The CNTs are assumed to be distributed through the plate thickness according to uniform distribution (UD) and two symmetric functionally graded distributions (FG-O and FG-X). The effective material properties are evaluated using the rule of mixtures. A Ritz formulation employing Chebyshev polynomial admissible functions is developed to determine the critical buckling loads. Various boundary conditions (CCCC, SSSS, SCSC, CSCF, CCFF and CFFF), aspect ratios, thickness-to-length ratios, temperature differences and non-dimensional load distribution coefficients are considered in the parametric analyses.

Results

The results reveal that the buckling response is significantly affected by the CNT distribution pattern, boundary conditions, thermal loading and geometric characteristics.

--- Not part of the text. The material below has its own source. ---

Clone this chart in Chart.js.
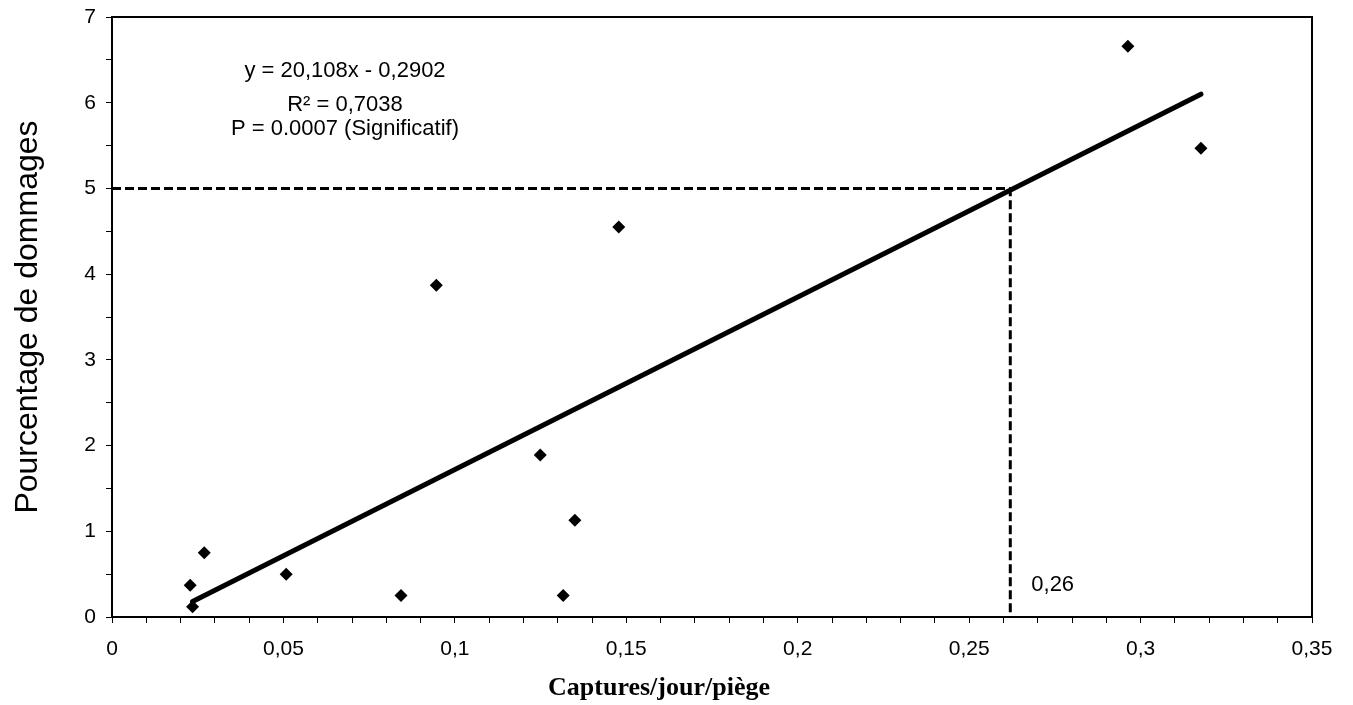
<!DOCTYPE html>
<html>
<head>
<meta charset="utf-8">
<script src="https://cdn.jsdelivr.net/npm/chart.js@4"></script>
<style>
  html, body { margin: 0; padding: 0; background: #fff; }
  canvas { display: block; }
</style>
</head>
<body>
<canvas id="chart_dommages" width="1353" height="705"></canvas>
<script>
// captures/jour/piège vs pourcentage de dommages
const captures = [0.0228, 0.0235, 0.0269, 0.0508, 0.0843, 0.0946, 0.1249, 0.1316, 0.1350, 0.1478, 0.2963, 0.3176];
const dommages = [0.37, 0.12, 0.75, 0.50, 0.25, 3.87, 1.89, 0.25, 1.13, 4.55, 6.66, 5.47];

// droite de régression (extrémités lues)
const trendX = [0.0235, 0.3176];
const trendY = [0.18, 6.10];

// seuil de 5 % -> 0,26 captures
const seuilX = [0, 0.262, 0.262];
const seuilY = [5, 5, 0];

const equation = ["y = 20,108x - 0,2902", "R² = 0,7038", "P = 0.0007 (Significatif)"];
const seuilLabel = "0,26";
const xTitle = "Captures/jour/piège";
const yTitle = "Pourcentage de dommages";

const toPoints = (xs, ys) => xs.map((x, i) => ({ x: x, y: ys[i] }));

Chart.defaults.font.family = "'Liberation Sans', Arial, sans-serif";
Chart.defaults.color = "#000";

const textPlugin = {
    id: "textPlugin",
    afterDraw(chart) {
        const ctx = chart.ctx;
        const area = chart.chartArea;
        const xs = chart.scales.x;
        const ys = chart.scales.y;
        ctx.save();

        // cadre haut et droit
        ctx.strokeStyle = "#000";
        ctx.lineWidth = 2;
        ctx.beginPath();
        ctx.moveTo(area.left, area.top);
        ctx.lineTo(area.right, area.top);
        ctx.lineTo(area.right, area.bottom);
        ctx.stroke();

        ctx.fillStyle = "#000";
        ctx.textAlign = "center";
        ctx.textBaseline = "middle";
        ctx.font = "22px 'Liberation Sans', Arial, sans-serif";
        ctx.fillText(equation[0], area.left + 233, area.top + 54);
        ctx.fillText(equation[1], area.left + 233, area.top + 88);
        ctx.fillText(equation[2], area.left + 233, area.top + 112);

        ctx.textAlign = "left";
        ctx.fillText(seuilLabel, xs.getPixelForValue(seuilX[1]) + 21, ys.getPixelForValue(0) - 32);

        ctx.textAlign = "center";
        ctx.font = "bold 26px 'Liberation Serif', 'Times New Roman', serif";
        ctx.fillText(xTitle, 659, 688);

        ctx.font = "32px 'Liberation Sans', Arial, sans-serif";
        ctx.translate(28, (area.top + area.bottom) / 2);
        ctx.rotate(-Math.PI / 2);
        ctx.fillText(yTitle, 0, 0);
        ctx.restore();
    },
};

new Chart(document.getElementById("chart_dommages"), {
    type: "scatter",
    data: {
        datasets: [
            {
                label: "Dommages",
                data: toPoints(captures, dommages),
                pointStyle: "rectRot",
                pointRadius: 6.5,
                backgroundColor: "#000",
                borderColor: "#000",
                borderWidth: 0,
            },
            {
                label: "Régression",
                data: toPoints(trendX, trendY),
                showLine: true,
                borderColor: "#000",
                borderWidth: 5,
                borderCapStyle: "round",
                pointRadius: 0,
            },
            {
                label: "Seuil",
                data: toPoints(seuilX, seuilY),
                showLine: true,
                borderColor: "#000",
                borderWidth: 3,
                borderDash: [9, 4],
                pointRadius: 0,
            },
        ],
    },
    options: {
        responsive: false,
        animation: false,
        devicePixelRatio: 1,
        layout: { padding: { left: 0, top: 17, right: 41, bottom: 0 } },
        plugins: {
            legend: { display: false },
            tooltip: { enabled: false },
        },
        scales: {
            x: {
                type: "linear",
                min: 0,
                max: 0.35,
                afterFit: (scale) => {
                    scale.height = 88;
                    scale.paddingLeft = 0;
                    scale.paddingRight = 0;
                },
                border: { color: "#000", width: 2 },
                grid: { drawOnChartArea: false, tickLength: 6, color: "#000", lineWidth: 1 },
                ticks: {
                    stepSize: 0.01,
                    autoSkip: false,
                    maxRotation: 0,
                    padding: 14,
                    font: { size: 21 },
                    callback: (v) => {
                        const k = v * 20;
                        if (Math.abs(k - Math.round(k)) > 1e-6) return "";
                        return String(Math.round(v * 100) / 100).replace(".", ",");
                    },
                },
            },
            y: {
                type: "linear",
                min: 0,
                max: 7,
                afterFit: (scale) => {
                    scale.width = 112;
                    scale.paddingTop = 0;
                    scale.paddingBottom = 0;
                },
                border: { color: "#000", width: 2 },
                grid: { drawOnChartArea: false, tickLength: 6, color: "#000", lineWidth: 1 },
                ticks: {
                    stepSize: 0.5,
                    autoSkip: false,
                    padding: 10,
                    font: { size: 21 },
                    callback: (v) => (Number.isInteger(v) ? String(v) : ""),
                },
            },
        },
    },
    plugins: [textPlugin],
});
</script>
</body>
</html>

Among the considered CNT distributions, FG-X generally provides the highest critical buckling loads, whereas FG-O yields the lowest values. Increasing temperature difference reduces the buckling resistance of the plates. The influence of the non-dimensional load distribution coefficient becomes more pronounced depending on the plate geometry and support conditions.

Conclusions

The proposed Chebyshev-Ritz formulation accurately predicts the buckling response of FG-CNT reinforced composite plates subjected to linearly varying in-plane loads in thermal environments. The presented results provide useful design guidelines for the analysis and optimization of advanced CNT-reinforced structural components operating under non-uniform mechanical and thermal loading conditions.